Looks like non-tryptic lib, I get zero annotations also on Windows. With --cut F,Y,W,M,L,!P specificity I guess identical results (2 genes matched) on Windows and Linux.
Are you sure you get different results on Windows & Linux with identical settings? If yes, would you please be able to share the full lib & settings that cause it? Apologies for so many requests.
If you want --reannotate to just match to anything, please use --cut to enable cuts after arbitrary amino acids (for this listing all AAs in --cut, e.g. --cut A,G,L,I,...).
Best, Vadim
Aah yes, indeed, the cut flag had to be adapted, this was set default to K,R on my windows while I wrongly had it on linux. Thanks for pointing out it and sorry for the inconvenience!
Patrick
Hey Vadim,
First of all congrats with the 1.9 release - I already re-analyzed lots of older data given the improved performance with the new release.

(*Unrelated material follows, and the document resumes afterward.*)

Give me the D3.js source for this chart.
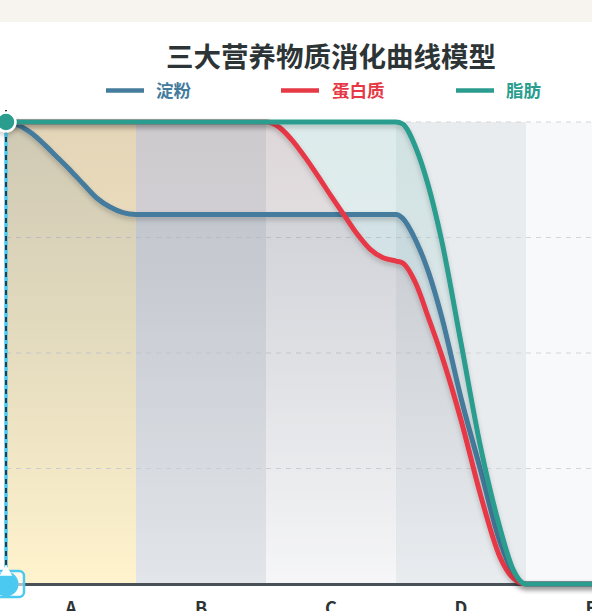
<!DOCTYPE html>
<meta charset="utf-8">
<script src="https://d3js.org/d3.v7.min.js"></script>
<style>
  html, body { margin: 0; padding: 0; overflow: hidden; background: #fff; }
  text { font-family: "Noto Sans CJK SC", "Noto Sans", sans-serif; font-weight: 700; }
</style>
<svg id="chart" width="592" height="611"></svg>
<script>
  // categories and stage fills
  var categories = ["A", "B", "C", "D", "E"];
  var bandColors = ["#fff3cd", "#e2e5ea", "#f6f6f8", "#e9ecef", "#f8f9fb"];
  var yTicks = [0, 25, 50, 75, 100];

  var seriesNames = ["淀粉", "蛋白质", "脂肪"];
  var seriesColors = ["#457b9d", "#e63946", "#2a9d8f"];

  // x is in stages: 0 = left edge of A, 1 = left edge of B, ...
  var starchStages = [0, 0.1, 0.2, 0.3, 0.4, 0.5, 0.6, 0.7, 0.8, 0.9, 1, 2, 2.95, 3, 3.05, 3.15, 3.25, 3.35, 3.5, 3.65, 3.8, 3.9, 4, 5];
  var starchValues = [100, 99.25, 97.5, 95, 92.2, 89.4, 86.4, 83.5, 81.6, 80.4, 80, 80, 80, 80, 79.2, 74.5, 67.5, 58, 40.3, 24.7, 9.1, 2.6, 0, 0];

  var proteinStages = [0, 1, 2, 2.1, 2.2, 2.3, 2.4, 2.5, 2.6, 2.7, 2.8, 2.9, 3, 3.05, 3.15, 3.25, 3.35, 3.5, 3.65, 3.8, 3.9, 4, 5];
  var proteinValues = [100, 100, 100, 98.9, 96.1, 92.4, 88.3, 84, 79.9, 75.8, 72.5, 70.6, 69.9, 69.5, 65.2, 57.6, 49.6, 35.5, 19.3, 5.8, 1.3, 0, 0];

  var fatStages = [0, 1, 2, 2.95, 3, 3.05, 3.15, 3.25, 3.35, 3.5, 3.65, 3.8, 3.9, 4, 5];
  var fatValues = [100, 100, 100, 100, 100, 99.6, 94.6, 86.1, 74.5, 52.2, 29.7, 12.1, 3.2, 0, 0];

  var pointerStage = 0;
  var pointerValue = 100;

  var allStages = [starchStages, proteinStages, fatStages];
  var allValues = [starchValues, proteinValues, fatValues];

  var svg = d3.select("#chart");
  var defs = svg.append("defs");

  // plot runs past the right edge of the window, like the original
  var plotLeft = 6, plotRight = 656, plotTop = 122, plotBottom = 584;

  var band = d3.scaleBand().domain(categories).range([plotLeft, plotRight]);
  var x = d3.scaleLinear().domain([0, 5]).range([plotLeft, plotRight]);
  var y = d3.scaleLinear().domain([0, 100]).range([plotBottom, plotTop]);

  // top strip of the page
  svg.append("rect").attr("width", 592).attr("height", 22).attr("fill", "#f7f4ef");

  // title
  svg.append("text")
    .attr("x", 331).attr("y", 67)
    .attr("text-anchor", "middle")
    .attr("font-size", 27.5)
    .attr("fill", "#2d3436")
    .text("三大营养物质消化曲线模型");

  // legend
  var legendLine = [106, 281, 456];
  var legendText = [156, 332, 506];
  seriesNames.forEach(function (name, i) {
    svg.append("line")
      .attr("x1", legendLine[i]).attr("x2", legendLine[i] + 38)
      .attr("y1", 90.5).attr("y2", 90.5)
      .attr("stroke", seriesColors[i])
      .attr("stroke-width", 4.5);
    svg.append("text")
      .attr("x", legendText[i]).attr("y", 97)
      .attr("font-size", 17.5)
      .attr("fill", seriesColors[i])
      .text(name);
  });

  // stage bands
  svg.append("g").selectAll("rect")
    .data(categories)
    .enter().append("rect")
      .attr("x", function (d) { return band(d); })
      .attr("y", plotTop)
      .attr("width", band.bandwidth())
      .attr("height", plotBottom - plotTop)
      .attr("fill", function (d, i) { return bandColors[i]; });

  // grid
  svg.append("g").selectAll("line")
    .data(yTicks.slice(1))
    .enter().append("line")
      .attr("x1", plotLeft).attr("x2", plotRight)
      .attr("y1", function (d) { return y(d); })
      .attr("y2", function (d) { return y(d); })
      .attr("stroke", "#d3d5d9")
      .attr("stroke-width", 1.2)
      .attr("stroke-dasharray", "5,5");

  // gradients + shadow for the lines
  var fadeOpacity = [0.13, 0.11, 0.13];
  seriesColors.forEach(function (c, i) {
    var g = defs.append("linearGradient")
      .attr("id", "fade" + i)
      .attr("gradientUnits", "userSpaceOnUse")
      .attr("x1", 0).attr("x2", 0)
      .attr("y1", plotTop).attr("y2", plotBottom);
    g.append("stop").attr("offset", 0).attr("stop-color", c).attr("stop-opacity", fadeOpacity[i]);
    g.append("stop").attr("offset", 1).attr("stop-color", c).attr("stop-opacity", 0);
  });
  var shadow = defs.append("filter").attr("id", "lineShadow")
    .attr("filterUnits", "userSpaceOnUse")
    .attr("x", -30).attr("y", 90).attr("width", 720).attr("height", 520);
  shadow.append("feDropShadow")
    .attr("dx", 0).attr("dy", 3).attr("stdDeviation", 2.5)
    .attr("flood-color", "#000").attr("flood-opacity", 0.2);

  function pairs(i) {
    return allStages[i].map(function (s, j) { return [s, allValues[i][j]]; });
  }

  var area = d3.area()
    .x(function (d) { return x(d[0]); })
    .y0(y(0))
    .y1(function (d) { return y(d[1]); })
    .curve(d3.curveMonotoneX);

  var line = d3.line()
    .x(function (d) { return x(d[0]); })
    .y(function (d) { return y(d[1]); })
    .curve(d3.curveMonotoneX);

  [2, 1, 0].forEach(function (i) {
    svg.append("path")
      .attr("d", area(pairs(i)))
      .attr("fill", "url(#fade" + i + ")");
  });

  // x axis
  var axis = svg.append("g")
    .attr("transform", "translate(0," + plotBottom + ")")
    .call(d3.axisBottom(band).tickSize(0).tickPadding(18));
  axis.select(".domain").attr("stroke", "#495057").attr("stroke-width", 3);
  axis.selectAll("text")
    .attr("font-size", 18)
    .attr("fill", "#2d3436")
    .style("font-family", '"Noto Sans CJK SC", "Noto Sans", sans-serif')
    .style("font-weight", 700);

  // lines, fat ends up on top
  [0, 1, 2].forEach(function (i) {
    svg.append("path")
      .attr("d", line(pairs(i)))
      .attr("fill", "none")
      .attr("stroke", seriesColors[i])
      .attr("stroke-width", 5)
      .attr("filter", "url(#lineShadow)");
  });

  // pointer line
  var px = x(pointerStage), py = y(pointerValue);
  svg.append("line")
    .attr("x1", px).attr("x2", px)
    .attr("y1", py).attr("y2", plotBottom)
    .attr("stroke", "#4cc9f0").attr("stroke-width", 3.5);
  svg.append("line")
    .attr("x1", px).attr("x2", px)
    .attr("y1", py - 12).attr("y2", plotBottom - 14)
    .attr("stroke", "#343a40").attr("stroke-width", 2)
    .attr("stroke-dasharray", "5,4");

  // pointer dot
  svg.append("circle")
    .attr("cx", px).attr("cy", py).attr("r", 9.5)
    .attr("fill", seriesColors[2])
    .attr("stroke", "#fff").attr("stroke-width", 2.5)
    .attr("filter", "url(#lineShadow)");

  // pointer handle on the axis
  svg.append("rect")
    .attr("x", -20).attr("y", plotBottom - 13)
    .attr("width", 44).attr("height", 26).attr("rx", 5)
    .attr("fill", "#fff").attr("fill-opacity", 0.6)
    .attr("stroke", "#4cc9f0").attr("stroke-width", 2.5);
  svg.append("circle")
    .attr("cx", px).attr("cy", plotBottom)
    .attr("r", 12.5)
    .attr("fill", "#4cc9f0");
  svg.append("path")
    .attr("d", d3.symbol().type(d3.symbolTriangle).size(70)())
    .attr("transform", "translate(" + px + "," + (plotBottom - 12) + ")")
    .attr("fill", "#fff");
</script>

I had a small question regarding the protein reannotate function within DIA-NN. I am using Spectronaut-formatted predicted libraries looking as:
I activated the --reannotate and specified the correct UniProtKB FASTA, hoping that DIA-NN would assign the proteins for me. It does print in the log that it is reannotating library precursors but then they are not assigned to proteins. Is it possible to add proteins for such library with DIA-NN? Otherwise, I will add the columns myself of course.
Thanks, Patrick